Both the Social Democrats and Merkel’s Christian Democrats strongly favor keeping together the European Union amid internal strains from Britain’s decision to leave and the rise of right-wing groups questioning E.U. powers. The new Social Democrats leader, former E.U. Parliament president Martin Schulz, had backed Merkel’s policies to allow in more than 1 million migrants since 2015, including many from war-battered nations such as Syria and Iraq. Schulz is also a fervent backer of the European Union.
The Social Democrat’s reshuffle highlights its challenge to carve out a different identity from Merkel’s political base. Schulz replaces the deputy chancellor, Sigmar Gabriel, who had been widely seen as the most likely challenger in Sept. 24 parliamentary elections.
At a joint news conference Tuesday in Berlin, Gabriel said he was convinced that Schulz had the “best chances,” adding, “I’m sure he’s the right one.”
Schulz, accepting the nomination, said he was “deeply moved.”
Members of the Christian Democratic Party appeared to take the unexpected news calmly. “Neither are we going to panic now, nor fall into depression,” party deputy chairman Thomas Strobl told the DPA news agency.

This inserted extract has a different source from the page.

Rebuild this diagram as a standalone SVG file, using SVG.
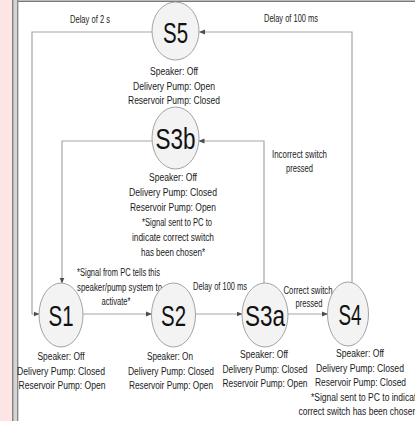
<svg xmlns="http://www.w3.org/2000/svg" width="415" height="421" viewBox="0 0 415 421">
<defs>
<style>
.bg{fill:#ffffff}
.node{fill:#f3f3f3;stroke:#a3a3a3;stroke-width:1}
.big{font-family:"Liberation Sans",Arial,sans-serif;font-size:29px;fill:#111;text-anchor:middle}
.t{font-family:"Liberation Sans",Arial,sans-serif;font-size:10px;fill:#1a1a1a;text-anchor:middle}
.ts{font-family:"Liberation Sans",Arial,sans-serif;font-size:10px;fill:#1a1a1a;text-anchor:start}
.c{fill:none;stroke:#a6a6a6;stroke-width:1.2}
</style>
<marker id="ah" markerUnits="userSpaceOnUse" markerWidth="6" markerHeight="6" refX="5.5" refY="3" orient="auto">
<path d="M0,0.5 L6,3 L0,5.5 z" fill="#4d4d4d"/>
</marker>
</defs>
<rect class="bg" x="0" y="0" width="415" height="421"/>
<g id="frame">
<rect x="0" y="0" width="12.5" height="421" fill="#fde5e5"/>
<rect x="12.5" y="0" width="5.5" height="421" fill="#d4d4d4"/>
<line x1="12.8" y1="0" x2="12.8" y2="421" stroke="#5a5a5a" stroke-width="1"/>
<line x1="17.8" y1="0" x2="17.8" y2="421" stroke="#6a6a6a" stroke-width="1"/>
<line x1="18" y1="1.3" x2="415" y2="1.3" stroke="#7a7a7a" stroke-width="1.4"/>
</g>
<g id="connectors">
<path class="c" d="M152,32 H32 V314 H39" marker-end="url(#ah)"/>
<path class="c" d="M352,283 V32 H199.5" marker-end="url(#ah)"/>
<path class="c" d="M152,141 H62 V283" marker-end="url(#ah)"/>
<path class="c" d="M264,283 V141 H199" marker-end="url(#ah)"/>
<path class="c" d="M83,314 H151.5" marker-end="url(#ah)"/>
<path class="c" d="M195.5,314 H242" marker-end="url(#ah)"/>
<path class="c" d="M288,314 H327.5" marker-end="url(#ah)"/>
<text class="t" x="90" y="23" textLength="40" lengthAdjust="spacingAndGlyphs">Delay of 2 s</text>
<text class="t" x="291" y="22" textLength="54" lengthAdjust="spacingAndGlyphs">Delay of 100 ms</text>
<text class="t" x="299.5" y="158" textLength="55" lengthAdjust="spacingAndGlyphs">Incorrect switch</text>
<text class="t" x="299.5" y="172" textLength="27" lengthAdjust="spacingAndGlyphs">pressed</text>
<text class="t" x="118.5" y="276" textLength="83" lengthAdjust="spacingAndGlyphs">*Signal from PC tells this</text>
<text class="t" x="119.5" y="290.5" textLength="85" lengthAdjust="spacingAndGlyphs">speaker/pump system to</text>
<text class="t" x="116" y="304.5" textLength="29" lengthAdjust="spacingAndGlyphs">activate*</text>
<text class="t" x="220" y="290" textLength="54" lengthAdjust="spacingAndGlyphs">Delay of 100 ms</text>
<text class="t" x="308" y="294" textLength="49" lengthAdjust="spacingAndGlyphs">Correct switch</text>
<text class="t" x="309" y="307" textLength="27" lengthAdjust="spacingAndGlyphs">pressed</text>
</g>
<g id="S5">
<ellipse class="node" cx="175.5" cy="31" rx="23.5" ry="29"/>
<text class="big" x="175.5" y="42.5" textLength="25" lengthAdjust="spacingAndGlyphs">S5</text>
<text class="t" x="174" y="75" textLength="48" lengthAdjust="spacingAndGlyphs">Speaker: Off</text>
<text class="t" x="174" y="89.5" textLength="82" lengthAdjust="spacingAndGlyphs">Delivery Pump: Open</text>
<text class="t" x="174" y="104" textLength="92" lengthAdjust="spacingAndGlyphs">Reservoir Pump: Closed</text>
</g>
<g id="S3b">
<ellipse class="node" cx="175.5" cy="138" rx="23.5" ry="31"/>
<text class="big" x="175.5" y="148.5" textLength="40" lengthAdjust="spacingAndGlyphs">S3b</text>
<text class="t" x="173" y="181" textLength="48" lengthAdjust="spacingAndGlyphs">Speaker: Off</text>
<text class="t" x="173" y="196" textLength="88" lengthAdjust="spacingAndGlyphs">Delivery Pump: Closed</text>
<text class="t" x="173" y="211" textLength="86" lengthAdjust="spacingAndGlyphs">Reservoir Pump: Open</text>
<text class="t" x="177" y="226" textLength="70" lengthAdjust="spacingAndGlyphs">*Signal sent to PC to</text>
<text class="t" x="173" y="241" textLength="82" lengthAdjust="spacingAndGlyphs">indicate correct switch</text>
<text class="t" x="173" y="256" textLength="64" lengthAdjust="spacingAndGlyphs">has been chosen*</text>
</g>
<g id="S1">
<ellipse class="node" cx="61" cy="315" rx="22" ry="32"/>
<text class="big" x="61" y="325.5" textLength="25" lengthAdjust="spacingAndGlyphs">S1</text>
<text class="t" x="61" y="360" textLength="47" lengthAdjust="spacingAndGlyphs">Speaker: Off</text>
<text class="t" x="61" y="374.5" textLength="88" lengthAdjust="spacingAndGlyphs">Delivery Pump: Closed</text>
<text class="t" x="62" y="389" textLength="87" lengthAdjust="spacingAndGlyphs">Reservoir Pump: Open</text>
</g>
<g id="S2">
<ellipse class="node" cx="173.5" cy="315" rx="22" ry="32"/>
<text class="big" x="173.5" y="325.5" textLength="25" lengthAdjust="spacingAndGlyphs">S2</text>
<text class="t" x="170" y="360" textLength="46" lengthAdjust="spacingAndGlyphs">Speaker: On</text>
<text class="t" x="171" y="374.5" textLength="86" lengthAdjust="spacingAndGlyphs">Delivery Pump: Closed</text>
<text class="t" x="171" y="389" textLength="84" lengthAdjust="spacingAndGlyphs">Reservoir Pump: Open</text>
</g>
<g id="S3a">
<ellipse class="node" cx="265" cy="315" rx="23" ry="32"/>
<text class="big" x="265" y="325.5" textLength="40" lengthAdjust="spacingAndGlyphs">S3a</text>
<text class="t" x="264" y="358" textLength="48" lengthAdjust="spacingAndGlyphs">Speaker: Off</text>
<text class="t" x="265" y="372.5" textLength="85" lengthAdjust="spacingAndGlyphs">Delivery Pump: Closed</text>
<text class="t" x="265" y="387" textLength="85" lengthAdjust="spacingAndGlyphs">Reservoir Pump: Open</text>
</g>
<g id="S4">
<ellipse class="node" cx="348" cy="314" rx="20.5" ry="32"/>
<text class="big" x="350" y="324.5" textLength="23" lengthAdjust="spacingAndGlyphs">S4</text>
<text class="t" x="360" y="357" textLength="48" lengthAdjust="spacingAndGlyphs">Speaker: Off</text>
<text class="t" x="360" y="371.5" textLength="88" lengthAdjust="spacingAndGlyphs">Delivery Pump: Closed</text>
<text class="t" x="360.5" y="386" textLength="91" lengthAdjust="spacingAndGlyphs">Reservoir Pump: Closed</text>
<text class="ts" x="311" y="400.5" textLength="110" lengthAdjust="spacingAndGlyphs">*Signal sent to PC to indicate</text>
<text class="ts" x="298.5" y="415" textLength="122" lengthAdjust="spacingAndGlyphs">correct switch has been chosen*</text>
</g>
</svg>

Jürgen Falter, a political science professor at the University of Mainz, said he did not view Schulz as a serious threat to Merkel and her center-right party. Merkel’s party currently heads the polls with 37 percent; 21 percent of voters support the Social Democrats.

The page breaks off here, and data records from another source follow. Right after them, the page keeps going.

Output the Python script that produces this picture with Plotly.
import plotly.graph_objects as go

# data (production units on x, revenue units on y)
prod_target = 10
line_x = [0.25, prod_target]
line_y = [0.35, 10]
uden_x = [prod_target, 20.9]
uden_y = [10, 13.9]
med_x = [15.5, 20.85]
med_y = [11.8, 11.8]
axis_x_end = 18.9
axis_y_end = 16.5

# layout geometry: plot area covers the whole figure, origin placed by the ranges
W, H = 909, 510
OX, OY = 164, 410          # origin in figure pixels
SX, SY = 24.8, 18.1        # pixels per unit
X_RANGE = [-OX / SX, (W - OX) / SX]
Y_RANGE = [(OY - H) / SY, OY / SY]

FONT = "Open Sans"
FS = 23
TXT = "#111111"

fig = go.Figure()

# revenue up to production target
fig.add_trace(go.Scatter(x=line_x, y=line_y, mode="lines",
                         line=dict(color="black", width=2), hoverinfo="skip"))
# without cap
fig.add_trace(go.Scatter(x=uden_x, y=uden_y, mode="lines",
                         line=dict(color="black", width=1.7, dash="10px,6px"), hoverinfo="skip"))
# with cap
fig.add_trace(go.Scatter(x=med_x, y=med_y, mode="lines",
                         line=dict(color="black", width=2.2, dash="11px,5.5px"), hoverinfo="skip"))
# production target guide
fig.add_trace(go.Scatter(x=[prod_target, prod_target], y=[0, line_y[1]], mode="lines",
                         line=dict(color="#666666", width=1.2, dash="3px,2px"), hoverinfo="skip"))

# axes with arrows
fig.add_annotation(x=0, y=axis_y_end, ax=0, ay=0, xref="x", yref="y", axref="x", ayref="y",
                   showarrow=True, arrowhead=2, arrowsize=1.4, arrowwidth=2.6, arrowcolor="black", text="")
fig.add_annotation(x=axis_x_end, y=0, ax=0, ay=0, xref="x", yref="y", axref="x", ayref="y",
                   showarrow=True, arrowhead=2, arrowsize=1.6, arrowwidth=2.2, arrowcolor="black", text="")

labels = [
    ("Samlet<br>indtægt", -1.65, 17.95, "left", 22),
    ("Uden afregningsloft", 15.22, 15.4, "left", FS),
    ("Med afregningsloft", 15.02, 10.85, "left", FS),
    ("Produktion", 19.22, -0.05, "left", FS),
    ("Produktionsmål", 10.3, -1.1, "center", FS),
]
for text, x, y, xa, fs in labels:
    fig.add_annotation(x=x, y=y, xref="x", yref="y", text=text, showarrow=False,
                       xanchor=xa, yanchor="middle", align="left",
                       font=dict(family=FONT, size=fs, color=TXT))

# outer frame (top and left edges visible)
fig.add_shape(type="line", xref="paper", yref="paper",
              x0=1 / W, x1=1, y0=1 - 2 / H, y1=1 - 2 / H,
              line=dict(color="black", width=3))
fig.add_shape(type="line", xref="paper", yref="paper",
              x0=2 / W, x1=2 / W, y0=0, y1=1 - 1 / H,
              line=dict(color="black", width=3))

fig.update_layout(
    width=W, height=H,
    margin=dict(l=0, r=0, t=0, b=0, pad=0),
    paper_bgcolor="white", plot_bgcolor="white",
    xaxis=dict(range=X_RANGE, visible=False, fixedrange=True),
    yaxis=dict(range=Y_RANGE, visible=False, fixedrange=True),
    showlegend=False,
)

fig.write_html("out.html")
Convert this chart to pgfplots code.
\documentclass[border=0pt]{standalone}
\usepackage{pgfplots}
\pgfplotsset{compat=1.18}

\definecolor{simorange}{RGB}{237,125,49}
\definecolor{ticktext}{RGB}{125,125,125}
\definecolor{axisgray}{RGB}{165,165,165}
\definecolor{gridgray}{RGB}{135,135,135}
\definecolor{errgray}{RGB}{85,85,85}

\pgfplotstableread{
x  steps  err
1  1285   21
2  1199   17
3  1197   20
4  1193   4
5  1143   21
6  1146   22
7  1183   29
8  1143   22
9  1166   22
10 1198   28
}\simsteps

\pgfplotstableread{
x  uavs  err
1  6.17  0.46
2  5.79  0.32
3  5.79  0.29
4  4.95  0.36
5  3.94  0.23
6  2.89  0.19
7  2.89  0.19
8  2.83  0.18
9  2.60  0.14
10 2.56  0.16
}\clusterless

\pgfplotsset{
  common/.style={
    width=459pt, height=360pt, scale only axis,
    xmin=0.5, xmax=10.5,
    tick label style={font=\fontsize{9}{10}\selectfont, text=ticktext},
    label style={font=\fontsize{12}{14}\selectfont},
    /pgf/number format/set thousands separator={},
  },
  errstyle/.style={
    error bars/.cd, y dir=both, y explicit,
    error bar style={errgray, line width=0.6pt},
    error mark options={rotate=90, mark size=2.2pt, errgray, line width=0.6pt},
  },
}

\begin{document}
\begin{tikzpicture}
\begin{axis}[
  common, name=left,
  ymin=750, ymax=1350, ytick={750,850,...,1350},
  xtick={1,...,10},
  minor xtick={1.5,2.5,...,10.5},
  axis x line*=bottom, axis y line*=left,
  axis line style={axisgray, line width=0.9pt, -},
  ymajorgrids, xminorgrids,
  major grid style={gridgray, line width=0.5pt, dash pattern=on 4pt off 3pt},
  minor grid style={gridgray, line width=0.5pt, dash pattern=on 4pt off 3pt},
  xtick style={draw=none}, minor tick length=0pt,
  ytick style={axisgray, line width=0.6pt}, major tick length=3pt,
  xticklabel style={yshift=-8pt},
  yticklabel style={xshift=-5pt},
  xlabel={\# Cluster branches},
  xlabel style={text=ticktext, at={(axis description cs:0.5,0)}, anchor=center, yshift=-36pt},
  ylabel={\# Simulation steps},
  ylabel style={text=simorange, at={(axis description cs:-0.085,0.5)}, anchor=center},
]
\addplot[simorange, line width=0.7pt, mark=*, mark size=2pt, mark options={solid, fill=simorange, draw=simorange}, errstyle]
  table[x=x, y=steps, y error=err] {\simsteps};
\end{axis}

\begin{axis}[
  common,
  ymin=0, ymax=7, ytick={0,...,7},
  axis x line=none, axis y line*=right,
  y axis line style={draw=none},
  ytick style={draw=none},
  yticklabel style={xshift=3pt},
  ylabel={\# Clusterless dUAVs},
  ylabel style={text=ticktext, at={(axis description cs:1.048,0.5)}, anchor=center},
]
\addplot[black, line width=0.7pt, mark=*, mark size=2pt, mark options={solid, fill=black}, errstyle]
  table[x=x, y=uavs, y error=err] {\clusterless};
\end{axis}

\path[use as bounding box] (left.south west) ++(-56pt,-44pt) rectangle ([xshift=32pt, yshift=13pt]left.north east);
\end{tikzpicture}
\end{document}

But Falter agreed with the Social Democrats’ assessment that Schulz is a better candidate than Gabriel to try to cut into Merkel’s lead. “He comes across as more human, more authentic, less distant than Gabriel,” he said.
Schulz, who served as E.U. Parliament president for four years until his term ended this month, has spoken openly about his past personal life, including periods of unemployment and alcohol abuse.
He has a reputation of not mincing his words, and observers expect him to lead a tough-minded campaign.
While Schulz has advocated for a tightknit and more democratic Europe, his domestic policy agenda is unclear. At Tuesday’s news conference, he remained vague. “We want the hardworking people in this country, who stick to the rules, to live safely and well here in Germany,” he said.
Falter said that Schulz is unlikely to strongly oppose Merkel on one of the most contentious political issues in Germany: how to deal with the large influx of asylum seekers. One effort sought to spread the migrant burden across the 28-nation European Union.
“He supported Merkel’s refugee policy on an E.U. level and failed due to a lack of support of the quotas among the member states,” Falter said.
Green Party lawmaker Jürgen Trittin weighed in on the announcement, telling reporters: “As a response to [new U.S. President] Trump, we must keep Europe together. And Martin Schulz is not the worst candidate for that.”
Falter suggested the “visibility and prestige” of Schulz’s former position as president of the E.U. Parliament is likely to help Schulz. He was among the E.U. officials who accepted the Nobel Peace Prize on behalf of the European Union in 2012.
“It will only harm him with a minority of E.U. skeptics,” he said.